Currently being rumored to be a second round option for teams, I think the Tampa Bay Buccaneers would be a great fit for the former Seminole.
The offense is loaded, led by another former Seminole in Jameis Winston, and has an elite player in Mike Evans, a rising star in Cameron Brate, and recently signed DeSean Jackson. This offense is ready to win now.
If Dalvin Cook does slide to the second round, as is being projected, he would be an excellent asset to this offense.
Doug Martin is nearing that age threshold for running back production, Charles Sims is more of a change of pace guy, and Jacquizz Rodgers isn’t a bell cow.
His testing may not be that great, but Cook is a good football player.
Other Fits: Oakland Raiders (24 or 56), Cleveland Browns (33, 52, or 65), Minnesota Vikings (48), Philadelphia Eagles (14 or 43).

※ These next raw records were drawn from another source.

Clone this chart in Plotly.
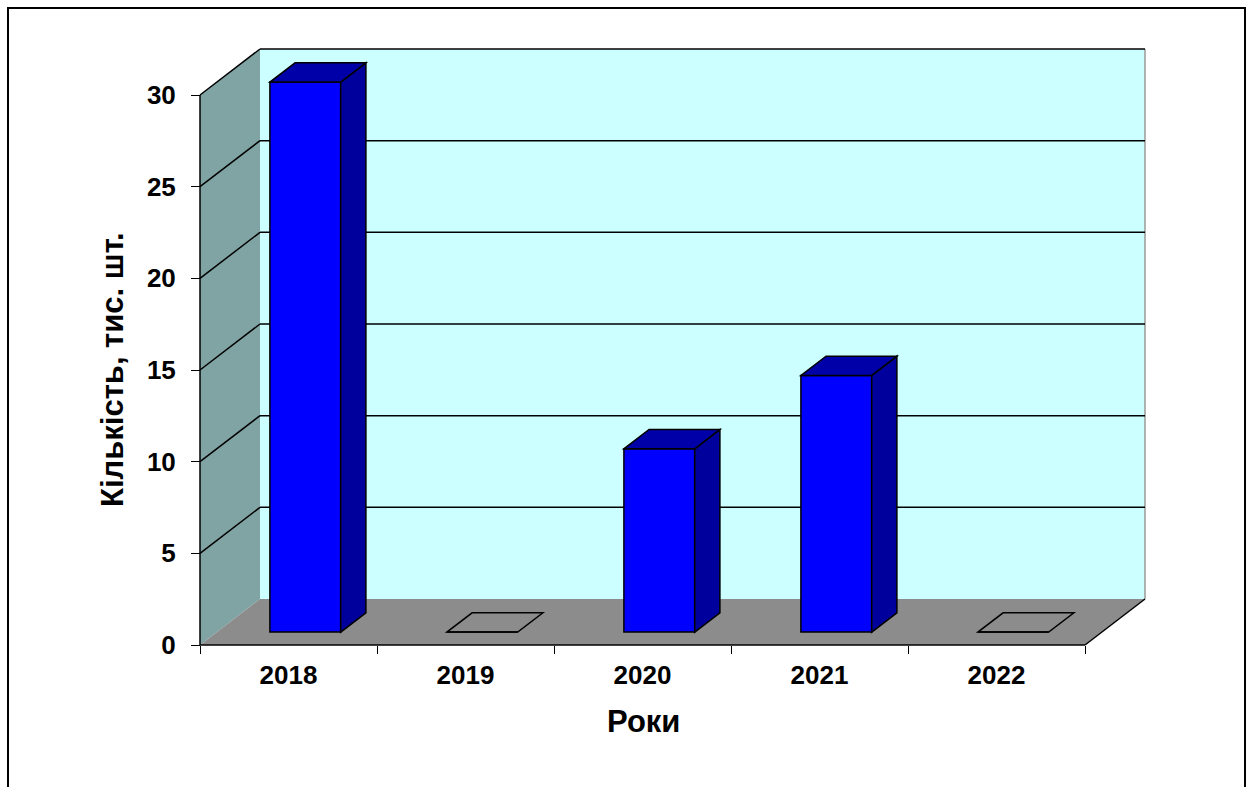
import plotly.graph_objects as go

# ---- data -------------------------------------------------------------
years = ["2018", "2019", "2020", "2021", "2022"]
counts = [30, 0, 10, 14, 0]          # тис. шт.
y_ticks = [0, 5, 10, 15, 20, 25, 30]
y_title = "Кількість, тис. шт."
x_title = "Роки"

# ---- geometry of the pseudo-3D box (page pixels) ----------------------
W, H = 1250, 787
LEFT_PX, RIGHT_PX = 200, 1085     # front edge of the floor
BASE_PX, TOP_PX = 645, 95         # value 0 / value Y_MAX on the front plane
DEPTH_PX = (60, 46)               # shift from the front plane to the back wall
Y_MAX = 30
BAR_HALF = 0.2                    # half bar width, in categories
BAR_D0, BAR_D1 = 0.28, 0.70       # bar front / back depth (0 = front, 1 = back)

n = len(years)
px_cat = (RIGHT_PX - LEFT_PX) / n
px_val = (BASE_PX - TOP_PX) / Y_MAX
DX = DEPTH_PX[0] / px_cat
DY = DEPTH_PX[1] / px_val
x_lo, x_hi = -0.5, n - 0.5

FONT = "Arial, Liberation Sans, sans-serif"
WALL = "#CCFFFF"
SIDE = "#80A4A4"
FLOOR = "#8C8C8C"
BAR_FRONT = "#0000FF"
BAR_TOP = "#0000A8"
BAR_SIDE = "#00009C"


def pt(x, v, d):
    """Project a point (category x, value v, depth d) onto the chart plane."""
    return x + d * DX, v + d * DY


def path(points):
    return "M " + " L ".join(f"{x:.5f},{y:.5f}" for x, y in points) + " Z"


def poly(points, fill, line_color=None, width=0, layer="below"):
    return dict(type="path", xref="x", yref="y", path=path(points),
                fillcolor=fill, layer=layer,
                line=dict(color=line_color or "rgba(0,0,0,0)", width=width))


def seg(a, b, color="black", width=1.5, layer="below"):
    return dict(type="line", xref="x", yref="y", x0=a[0], y0=a[1],
                x1=b[0], y1=b[1], layer=layer,
                line=dict(color=color, width=width))


shapes = []
# walls and floor
shapes.append(poly([pt(x_lo, 0, 1), pt(x_hi, 0, 1), pt(x_hi, Y_MAX, 1), pt(x_lo, Y_MAX, 1)], WALL))
shapes.append(poly([pt(x_lo, 0, 0), pt(x_lo, Y_MAX, 0), pt(x_lo, Y_MAX, 1), pt(x_lo, 0, 1)], SIDE))
shapes.append(poly([pt(x_lo, 0, 0), pt(x_hi, 0, 0), pt(x_hi, 0, 1), pt(x_lo, 0, 1)], FLOOR))
shapes.append(seg(pt(x_hi, 0, 1), pt(x_hi, Y_MAX, 1), color="#9A9A9A", width=1.5))

# gridlines on the back wall and the side wall
for v in y_ticks[1:]:
    shapes.append(seg(pt(x_lo, v, 1), pt(x_hi, v, 1)))
    shapes.append(seg(pt(x_lo, v, 0), pt(x_lo, v, 1)))

# box edges and axis lines
shapes.append(seg(pt(x_hi, 0, 0), pt(x_hi, 0, 1)))
shapes.append(seg(pt(x_lo, 0, 0), pt(x_hi, 0, 0)))
shapes.append(seg(pt(x_lo, 0, 0), pt(x_lo, Y_MAX, 0)))

# top and side faces of each column
for i, v in enumerate(counts):
    l, r = i - BAR_HALF, i + BAR_HALF
    top = [pt(l, v, BAR_D0), pt(r, v, BAR_D0), pt(r, v, BAR_D1), pt(l, v, BAR_D1)]
    if v > 0:
        side = [pt(r, 0, BAR_D0), pt(r, v, BAR_D0), pt(r, v, BAR_D1), pt(r, 0, BAR_D1)]
        shapes.append(poly(side, BAR_SIDE, "black", 1.5, layer="above"))
        shapes.append(poly(top, BAR_TOP, "black", 1.5, layer="above"))
    else:
        shapes.append(poly(top, "rgba(0,0,0,0)", "black", 1.5, layer="below"))

# outer frame of the chart area
shapes.append(dict(type="rect", xref="paper", yref="paper",
                   x0=8 / W, x1=1245 / W, y0=-0.05, y1=1 - 8 / H,
                   line=dict(color="black", width=2), layer="above"))

# front faces of the columns
fig = go.Figure(go.Bar(
    x=years, y=counts,
    base=BAR_D0 * DY,
    offset=-BAR_HALF + BAR_D0 * DX,
    width=2 * BAR_HALF,
    marker=dict(color=BAR_FRONT, line=dict(color="black", width=1.5)),
    hoverinfo="x+y",
))

tick_font = dict(family=FONT, size=26, color="black", weight="bold")
title_font = dict(family=FONT, size=31, color="black", weight="bold")

fig.update_layout(
    width=W, height=H,
    margin=dict(l=0, r=0, t=0, b=0),
    paper_bgcolor="white", plot_bgcolor="white",
    showlegend=False,
    shapes=shapes,
    xaxis=dict(
        type="category", categoryorder="array", categoryarray=years,
        range=[x_lo - LEFT_PX / px_cat, x_lo + (W - LEFT_PX) / px_cat],
        domain=[0, 1], anchor="free", position=(H - BASE_PX) / H,
        tickson="boundaries", ticks="outside", ticklen=8, tickwidth=1,
        tickcolor="black", showline=False, showgrid=False, zeroline=False,
        tickfont=tick_font, ticklabelstandoff=12,
    ),
    yaxis=dict(
        range=[-(H - BASE_PX) / px_val, Y_MAX + TOP_PX / px_val],
        domain=[0, 1], anchor="free", position=LEFT_PX / W,
        tickvals=y_ticks, ticks="outside", ticklen=9, tickwidth=1,
        tickcolor="black", showline=False, showgrid=False, zeroline=False,
        tickfont=tick_font, ticklabelstandoff=10,
    ),
    annotations=[
        dict(text=x_title, xref="paper", yref="paper", x=643 / W, y=1 - 721 / H,
             showarrow=False, font=title_font, xanchor="center", yanchor="middle"),
        dict(text=y_title, xref="paper", yref="paper", x=112 / W,
             y=1 - (BASE_PX + TOP_PX) / 2 / H, textangle=-90,
             showarrow=False, font=title_font, xanchor="center", yanchor="middle"),
    ],
)

fig.write_html("out.html")
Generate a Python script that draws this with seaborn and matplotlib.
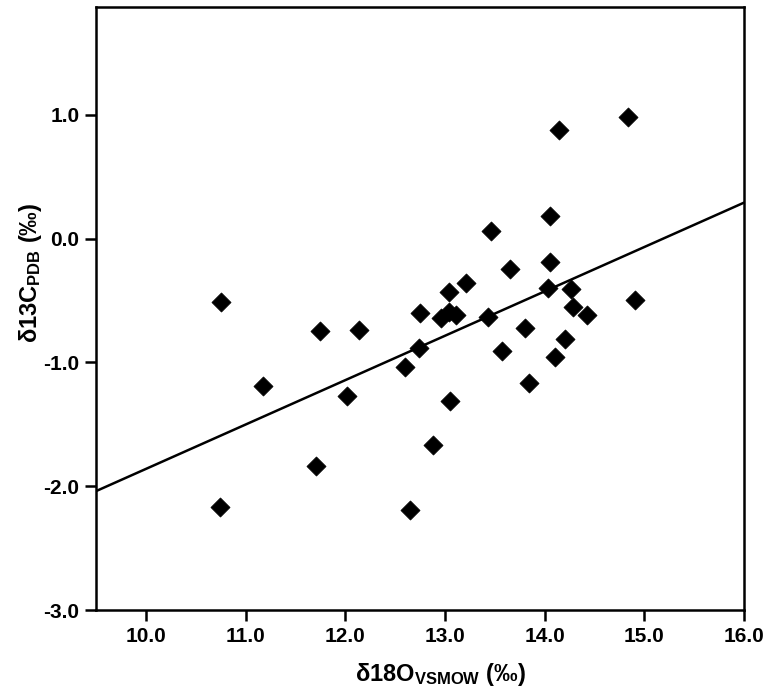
import matplotlib
matplotlib.use("Agg")
import matplotlib.pyplot as plt
import seaborn as sns
import numpy as np
import pandas as pd

# ---- data ----
d18O = [10.75, 10.74, 11.18, 11.71, 11.75, 12.02, 12.14, 12.60, 12.65, 12.74,
        12.75, 12.88, 12.96, 13.04, 13.11, 13.04, 13.05, 13.21, 13.43, 13.46,
        13.57, 13.65, 13.80, 13.84, 14.03, 14.05, 14.05, 14.10, 14.14, 14.20,
        14.26, 14.28, 14.43, 14.84, 14.91]
d13C = [-0.51, -2.17, -1.19, -1.84, -0.75, -1.27, -0.74, -1.04, -2.19, -0.88,
        -0.60, -1.67, -0.64, -0.59, -0.62, -0.43, -1.31, -0.36, -0.63, 0.06,
        -0.91, -0.25, -0.72, -1.17, -0.40, -0.19, 0.18, -0.96, 0.88, -0.81,
        -0.41, -0.55, -0.62, 0.98, -0.50]
fit_x = [9.5, 16.0]
fit_y = [-2.04, 0.29]
x_ticks = [10.0, 11.0, 12.0, 13.0, 14.0, 15.0, 16.0]
y_ticks = [-3.0, -2.0, -1.0, 0.0, 1.0]

df = pd.DataFrame({"x": d18O, "y": d13C})
fit = pd.DataFrame({"x": fit_x, "y": fit_y})

sns.set_theme(style="ticks", rc={"text.color": "black",
                                 "axes.labelcolor": "black",
                                 "xtick.color": "black",
                                 "ytick.color": "black",
                                 "axes.edgecolor": "black"})
fams = ["Liberation Sans", "DejaVu Sans"]
plt.rcParams["font.family"] = fams
plt.rcParams["mathtext.fontset"] = "custom"
plt.rcParams["mathtext.rm"] = "Liberation Sans:bold"
plt.rcParams["mathtext.bf"] = "Liberation Sans:bold"
plt.rcParams["mathtext.it"] = "Liberation Sans:bold"

fig = plt.figure(figsize=(7.73, 6.93), dpi=100)
ax = fig.add_axes([96 / 773, 83 / 693, 648 / 773, 603 / 693])

sns.scatterplot(data=df, x="x", y="y", ax=ax, marker="D", s=95,
                color="black", edgecolor="black", linewidth=0.5, zorder=3)
sns.lineplot(data=fit, x="x", y="y", ax=ax, color="black", linewidth=1.8,
             zorder=2)

ax.set_xlim(9.5, 16.0)
ax.set_ylim(-3.0, 1.87)
ax.set_xticks(x_ticks)
ax.set_yticks(y_ticks)
ax.set_xticklabels([f"{v:.1f}" for v in x_ticks])
ax.set_yticklabels([f"{v:.1f}" for v in y_ticks])

for s in ax.spines.values():
    s.set_linewidth(1.8)
    s.set_color("black")
ax.tick_params(axis="both", direction="out", length=8, width=1.8,
               color="black", labelcolor="black", labelsize=15, pad=4)
for lab in ax.get_xticklabels() + ax.get_yticklabels():
    lab.set_fontweight("bold")

ax.set_xlabel("$\\mathbf{δ18O}_{\\mathbf{VSMOW}}$ (‰)", fontsize=17,
              fontweight="bold", color="black")
ax.set_ylabel("$\\mathbf{δ13C}_{\\mathbf{PDB}}$ (‰)", fontsize=17,
              fontweight="bold", color="black")
ax.xaxis.set_label_coords(0.532, -0.085)
ax.yaxis.set_label_coords(-0.08, 0.559)

fig.savefig("out.png", dpi=100, facecolor="white")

Joe Mixon, RB, University of Oklahoma
The accounts of his assault have been told countless times. Terrible. Awful. There’s nothing really that I can add to that fact.
Another fact at play is that Joe Mixon is going to get drafted. While several teams — including the Miami Dolphins and New England Patriots — have taken him off their draft board, there will be several teams that keep him on it.
The team that takes him needs to have an established front office with skins on the wall (i.e., Championships) that can absorb the potential public relations hit that looms with selecting the talented but controversial running back.
One such team that can withstand the controversy because they have a strong locker room, strong front office, and coaching staff; the Green Bay Packers.
Mixon won’t be asked to be the face of the franchise in Green Bay. Aaron Rodgers is that. Mixon proved he is a versatile back who can catch the ball out of the backfield, lineup in the shotgun, as well as run with power, speed, burst, and agility.
With Ty Montgomery currently the top running back listed on the Packers depth chart, they have room to add Mixon.
It’s likely that Mixon won’t be drafted in the first round, but how long he’ll have to wait is the big question. I predict it will be somewhere in the middle to late second round.
Other Fits: Kansas City Chiefs (59), New York Giants (55), Tampa Bay Buccaneers (50).